PROBLEM DESCRIPTION:
Drop every picture and give the entries back exactly.

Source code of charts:

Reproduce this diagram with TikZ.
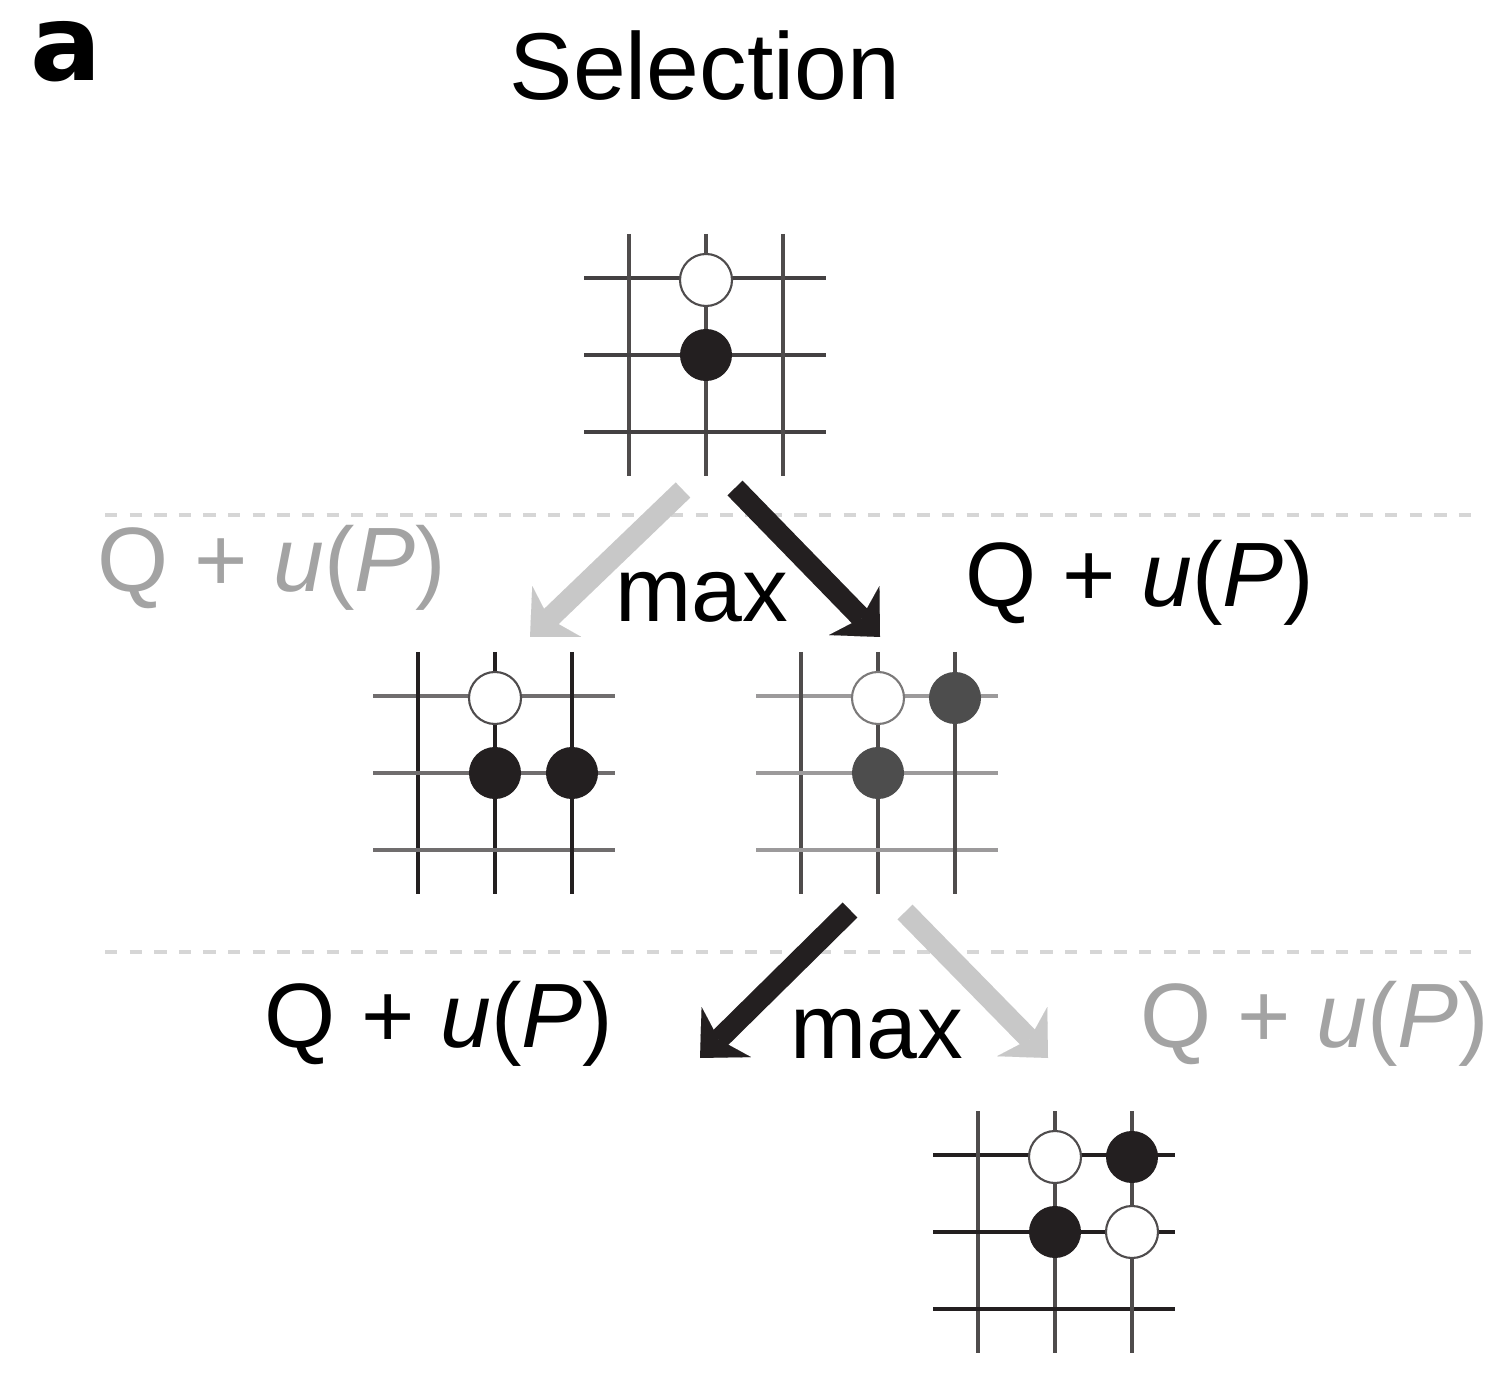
\documentclass[tikz,border=0pt]{standalone}
\usepackage{fontspec}
\setmainfont{Liberation Sans}
\newfontfamily\panelfont{DejaVu Sans}
\usetikzlibrary{arrows.meta}
\definecolor{ink}{HTML}{231F20}
\definecolor{midgray}{HTML}{4D4D4D}
\definecolor{faint}{HTML}{C8C8C8}
\definecolor{softtext}{HTML}{A3A3A3}
\definecolor{dashgray}{HTML}{D6D6D6}
\tikzset{
  lab/.style={font=\fontsize{26}{30}\selectfont, inner sep=0pt, anchor=base},
  wstone/.style={circle, draw=ink!80, line width=0.6pt, fill=white, minimum size=0.52cm, inner sep=0pt},
  bstone/.style={circle, fill=#1, minimum size=0.52cm, inner sep=0pt},
  bstone/.default=ink,
  bigarrow/.style={line width=6pt, -{Stealth[length=10.5pt, width=20pt, inset=3pt, line width=0.01pt]}},
  divider/.style={dashgray, line width=0.9pt, dash pattern=on 3.5pt off 3.5pt}
}

\begin{document}
\begin{tikzpicture}[x=0.01cm, y=-0.01cm]
  \useasboundingbox (0,0) rectangle (1485,1398);

  \node[lab, font=\fontsize{30}{34}\selectfont\panelfont\bfseries](panel) at (66,81) {a};
  \node[lab, font=\fontsize{27}{32}\selectfont](title) at (705,100) {Selection};

  % dashed level separators
  \draw[divider] (105,515) -- (1480,515);
  \draw[divider] (105,952) -- (1480,952);

  % root board
  \begin{scope}[shift={(706,355)}]
    \foreach \i in {-77,0,77} {
      \draw[ink!85, line width=1.1pt] (-122,\i) -- (120,\i);
      \draw[ink!80, line width=1.1pt] (\i,-121) -- (\i,121);
    }
  \end{scope}
  \node[wstone](r1) at (706,280) {};
  \node[bstone](r2) at (706,355) {};

  % left child
  \begin{scope}[shift={(495,773)}]
    \foreach \i in {-77,0,77} {
      \draw[ink!65, line width=1.1pt] (-122,\i) -- (120,\i);
      \draw[ink, line width=1.1pt] (\i,-121) -- (\i,121);
    }
  \end{scope}
  \node[wstone](l1) at (495,698) {};
  \node[bstone](l2) at (495,773) {};
  \node[bstone](l3) at (572,773) {};

  % right child
  \begin{scope}[shift={(878,773)}]
    \foreach \i in {-77,0,77} {
      \draw[ink!45, line width=1.1pt] (-122,\i) -- (120,\i);
      \draw[ink!80, line width=1.1pt] (\i,-121) -- (\i,121);
    }
  \end{scope}
  \node[wstone, draw=ink!60](m1) at (878,698) {};
  \node[bstone=midgray](m2) at (955,698) {};
  \node[bstone=midgray](m3) at (878,773) {};

  % leaf board
  \begin{scope}[shift={(1055,1232)}]
    \foreach \i in {-77,0,77} {
      \draw[ink, line width=1.1pt] (-122,\i) -- (120,\i);
      \draw[ink!80, line width=1.1pt] (\i,-121) -- (\i,121);
    }
  \end{scope}
  \node[wstone](f1) at (1055,1157) {};
  \node[bstone](f2) at (1132,1157) {};
  \node[bstone](f3) at (1055,1232) {};
  \node[wstone](f4) at (1132,1232) {};

  % arrow ends
  \coordinate(rl) at (683,490);
  \coordinate(rr) at (735,488);
  \coordinate(lt) at (530,637);
  \coordinate(mt) at (880,637);
  \coordinate(ml) at (850,910);
  \coordinate(mr) at (905,912);
  \coordinate(dl) at (700,1058);
  \coordinate(dr) at (1048,1058);

  \path[bigarrow, faint] (rl) edge (lt);
  \path[bigarrow, ink] (rr) edge (mt);
  \path[bigarrow, ink] (ml) edge (dl);
  \path[bigarrow, faint] (mr) edge (dr);

  \node[lab, softtext](q1) at (272,592) {Q + \textit{u}(\textit{P})};
  \node[lab](max1) at (702,622) {max};
  \node[lab](q2) at (1140,607) {Q + \textit{u}(\textit{P})};
  \node[lab](q3) at (439,1047) {Q + \textit{u}(\textit{P})};
  \node[lab](max2) at (877,1058) {max};
  \node[lab, softtext](q4) at (1315,1047) {Q + \textit{u}(\textit{P})};
\end{tikzpicture}
\end{document}
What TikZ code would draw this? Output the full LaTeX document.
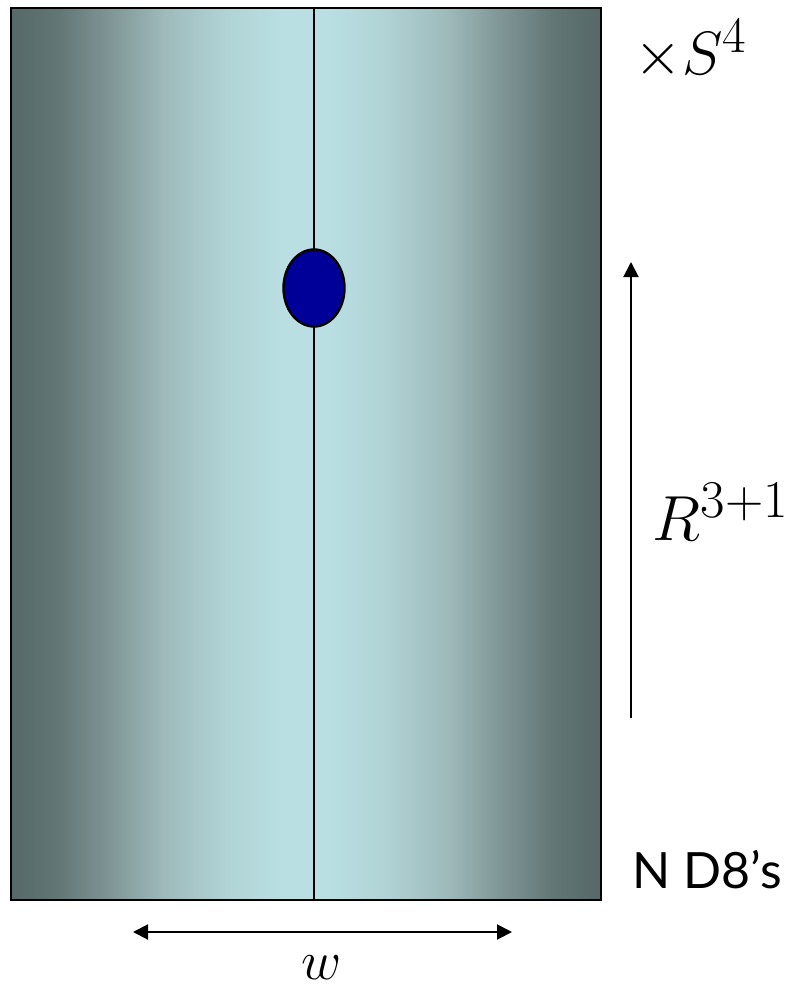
\documentclass[tikz,border=0pt]{standalone}
\usepackage{amsmath}
\usepackage{graphicx}
\usepackage{fontspec}
\newfontfamily\branefont{Lato}
\usepackage{tikz}
\usetikzlibrary{shapes}
\usetikzlibrary{arrows.meta}

\definecolor{slabedge}{RGB}{86,104,104}
\definecolor{slabdark}{RGB}{98,118,118}
\definecolor{slabmid}{RGB}{128,150,150}
\definecolor{slabpale}{RGB}{158,186,187}
\definecolor{slablight}{RGB}{176,210,212}
\definecolor{slabcore}{RGB}{185,223,226}
\definecolor{dotblue}{RGB}{0,0,153}

% the shading is fitted to the middle half (25bp--75bp)
\pgfdeclarehorizontalshading{slabshade}{100bp}{color(0bp)=(slabedge); color(25bp)=(slabedge); color(29bp)=(slabdark); color(33.5bp)=(slabmid); color(38bp)=(slabpale); color(43bp)=(slablight); color(48bp)=(slabcore); color(52bp)=(slabcore); color(57bp)=(slablight); color(62bp)=(slabpale); color(66.5bp)=(slabmid); color(71bp)=(slabdark); color(75bp)=(slabedge); color(100bp)=(slabedge)}

\newcommand{\biglabel}[2]{\scalebox{#1}{\fontsize{24.88}{30}\selectfont$#2$}}

\begin{document}
\begin{tikzpicture}[x=0.5pt,y=-0.5pt,>={Triangle[length=7.5pt,width=7.5pt]}]
    \tikzstyle{slab}=[rectangle,draw,line width=1pt,shade,shading=slabshade,minimum width=295pt,minimum height=446pt,inner sep=0pt]
    \tikzstyle{brane}=[ellipse,draw,line width=1.2pt,fill=dotblue,minimum width=30.5pt,minimum height=38.5pt,inner sep=0pt]
    \tikzstyle{axis}=[line width=1pt]
    \tikzstyle{mathlabel}=[inner sep=0pt]
    \useasboundingbox (0,0) rectangle (800,995);
    \node[slab] (slab) at (305.5,454) {};
    \coordinate (core) at (314,288);
    \draw[axis] (slab.north -| core) -- (slab.south -| core);
    \node[brane] (dot) at (core) {};
    % time direction
    \coordinate (tbot) at (631,718);
    \coordinate (ttop) at (631,262);
    \draw[axis,->] (tbot) -- (ttop);
    % width of the slab
    \coordinate (wl) at (133,932);
    \coordinate (wr) at (512,932);
    \draw[axis,<->] (wl) -- (wr);
    \node[mathlabel] (sphere) at (691,50) {\biglabel{1.23}{\times S^4}};
    \node[mathlabel] (space) at (721,512) {\biglabel{1.28}{R^{3+1}}};
    \node[mathlabel] (count) at (707,870) {\fontsize{25}{30}\selectfont\branefont N D8’s};
    \node[mathlabel] (width) at (322,968) {\biglabel{1.11}{w}};
\end{tikzpicture}
\end{document}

EXERCISE OUTPUT:
Reproduce this diagram with TikZ.
\documentclass[tikz,border=0pt]{standalone}
\usepackage{fontspec}
\setmainfont{Liberation Sans}
\newfontfamily\panelfont{DejaVu Sans}
\usetikzlibrary{arrows.meta}
\definecolor{ink}{HTML}{231F20}
\definecolor{midgray}{HTML}{4D4D4D}
\definecolor{faint}{HTML}{C8C8C8}
\definecolor{softtext}{HTML}{A3A3A3}
\definecolor{dashgray}{HTML}{D6D6D6}
\tikzset{
  lab/.style={font=\fontsize{26}{30}\selectfont, inner sep=0pt, anchor=base},
  wstone/.style={circle, draw=ink!80, line width=0.6pt, fill=white, minimum size=0.52cm, inner sep=0pt},
  bstone/.style={circle, fill=#1, minimum size=0.52cm, inner sep=0pt},
  bstone/.default=ink,
  bigarrow/.style={line width=6pt, -{Stealth[length=10.5pt, width=20pt, inset=3pt, line width=0.01pt]}},
  divider/.style={dashgray, line width=0.9pt, dash pattern=on 3.5pt off 3.5pt}
}

\begin{document}
\begin{tikzpicture}[x=0.01cm, y=-0.01cm]
  \useasboundingbox (0,0) rectangle (1485,1398);

  \node[lab, font=\fontsize{30}{34}\selectfont\panelfont\bfseries](panel) at (66,81) {a};
  \node[lab, font=\fontsize{27}{32}\selectfont](title) at (705,100) {Selection};

  % dashed level separators
  \draw[divider] (105,515) -- (1480,515);
  \draw[divider] (105,952) -- (1480,952);

  % root board
  \begin{scope}[shift={(706,355)}]
    \foreach \i in {-77,0,77} {
      \draw[ink!85, line width=1.1pt] (-122,\i) -- (120,\i);
      \draw[ink!80, line width=1.1pt] (\i,-121) -- (\i,121);
    }
  \end{scope}
  \node[wstone](r1) at (706,280) {};
  \node[bstone](r2) at (706,355) {};

  % left child
  \begin{scope}[shift={(495,773)}]
    \foreach \i in {-77,0,77} {
      \draw[ink!65, line width=1.1pt] (-122,\i) -- (120,\i);
      \draw[ink, line width=1.1pt] (\i,-121) -- (\i,121);
    }
  \end{scope}
  \node[wstone](l1) at (495,698) {};
  \node[bstone](l2) at (495,773) {};
  \node[bstone](l3) at (572,773) {};

  % right child
  \begin{scope}[shift={(878,773)}]
    \foreach \i in {-77,0,77} {
      \draw[ink!45, line width=1.1pt] (-122,\i) -- (120,\i);
      \draw[ink!80, line width=1.1pt] (\i,-121) -- (\i,121);
    }
  \end{scope}
  \node[wstone, draw=ink!60](m1) at (878,698) {};
  \node[bstone=midgray](m2) at (955,698) {};
  \node[bstone=midgray](m3) at (878,773) {};

  % leaf board
  \begin{scope}[shift={(1055,1232)}]
    \foreach \i in {-77,0,77} {
      \draw[ink, line width=1.1pt] (-122,\i) -- (120,\i);
      \draw[ink!80, line width=1.1pt] (\i,-121) -- (\i,121);
    }
  \end{scope}
  \node[wstone](f1) at (1055,1157) {};
  \node[bstone](f2) at (1132,1157) {};
  \node[bstone](f3) at (1055,1232) {};
  \node[wstone](f4) at (1132,1232) {};

  % arrow ends
  \coordinate(rl) at (683,490);
  \coordinate(rr) at (735,488);
  \coordinate(lt) at (530,637);
  \coordinate(mt) at (880,637);
  \coordinate(ml) at (850,910);
  \coordinate(mr) at (905,912);
  \coordinate(dl) at (700,1058);
  \coordinate(dr) at (1048,1058);

  \path[bigarrow, faint] (rl) edge (lt);
  \path[bigarrow, ink] (rr) edge (mt);
  \path[bigarrow, ink] (ml) edge (dl);
  \path[bigarrow, faint] (mr) edge (dr);

  \node[lab, softtext](q1) at (272,592) {Q + \textit{u}(\textit{P})};
  \node[lab](max1) at (702,622) {max};
  \node[lab](q2) at (1140,607) {Q + \textit{u}(\textit{P})};
  \node[lab](q3) at (439,1047) {Q + \textit{u}(\textit{P})};
  \node[lab](max2) at (877,1058) {max};
  \node[lab, softtext](q4) at (1315,1047) {Q + \textit{u}(\textit{P})};
\end{tikzpicture}
\end{document}
What TikZ code would draw this? Output the full LaTeX document.
\documentclass[tikz,border=0pt]{standalone}
\usepackage{amsmath}
\usepackage{graphicx}
\usepackage{fontspec}
\newfontfamily\branefont{Lato}
\usepackage{tikz}
\usetikzlibrary{shapes}
\usetikzlibrary{arrows.meta}

\definecolor{slabedge}{RGB}{86,104,104}
\definecolor{slabdark}{RGB}{98,118,118}
\definecolor{slabmid}{RGB}{128,150,150}
\definecolor{slabpale}{RGB}{158,186,187}
\definecolor{slablight}{RGB}{176,210,212}
\definecolor{slabcore}{RGB}{185,223,226}
\definecolor{dotblue}{RGB}{0,0,153}

% the shading is fitted to the middle half (25bp--75bp)
\pgfdeclarehorizontalshading{slabshade}{100bp}{color(0bp)=(slabedge); color(25bp)=(slabedge); color(29bp)=(slabdark); color(33.5bp)=(slabmid); color(38bp)=(slabpale); color(43bp)=(slablight); color(48bp)=(slabcore); color(52bp)=(slabcore); color(57bp)=(slablight); color(62bp)=(slabpale); color(66.5bp)=(slabmid); color(71bp)=(slabdark); color(75bp)=(slabedge); color(100bp)=(slabedge)}

\newcommand{\biglabel}[2]{\scalebox{#1}{\fontsize{24.88}{30}\selectfont$#2$}}

\begin{document}
\begin{tikzpicture}[x=0.5pt,y=-0.5pt,>={Triangle[length=7.5pt,width=7.5pt]}]
    \tikzstyle{slab}=[rectangle,draw,line width=1pt,shade,shading=slabshade,minimum width=295pt,minimum height=446pt,inner sep=0pt]
    \tikzstyle{brane}=[ellipse,draw,line width=1.2pt,fill=dotblue,minimum width=30.5pt,minimum height=38.5pt,inner sep=0pt]
    \tikzstyle{axis}=[line width=1pt]
    \tikzstyle{mathlabel}=[inner sep=0pt]
    \useasboundingbox (0,0) rectangle (800,995);
    \node[slab] (slab) at (305.5,454) {};
    \coordinate (core) at (314,288);
    \draw[axis] (slab.north -| core) -- (slab.south -| core);
    \node[brane] (dot) at (core) {};
    % time direction
    \coordinate (tbot) at (631,718);
    \coordinate (ttop) at (631,262);
    \draw[axis,->] (tbot) -- (ttop);
    % width of the slab
    \coordinate (wl) at (133,932);
    \coordinate (wr) at (512,932);
    \draw[axis,<->] (wl) -- (wr);
    \node[mathlabel] (sphere) at (691,50) {\biglabel{1.23}{\times S^4}};
    \node[mathlabel] (space) at (721,512) {\biglabel{1.28}{R^{3+1}}};
    \node[mathlabel] (count) at (707,870) {\fontsize{25}{30}\selectfont\branefont N D8’s};
    \node[mathlabel] (width) at (322,968) {\biglabel{1.11}{w}};
\end{tikzpicture}
\end{document}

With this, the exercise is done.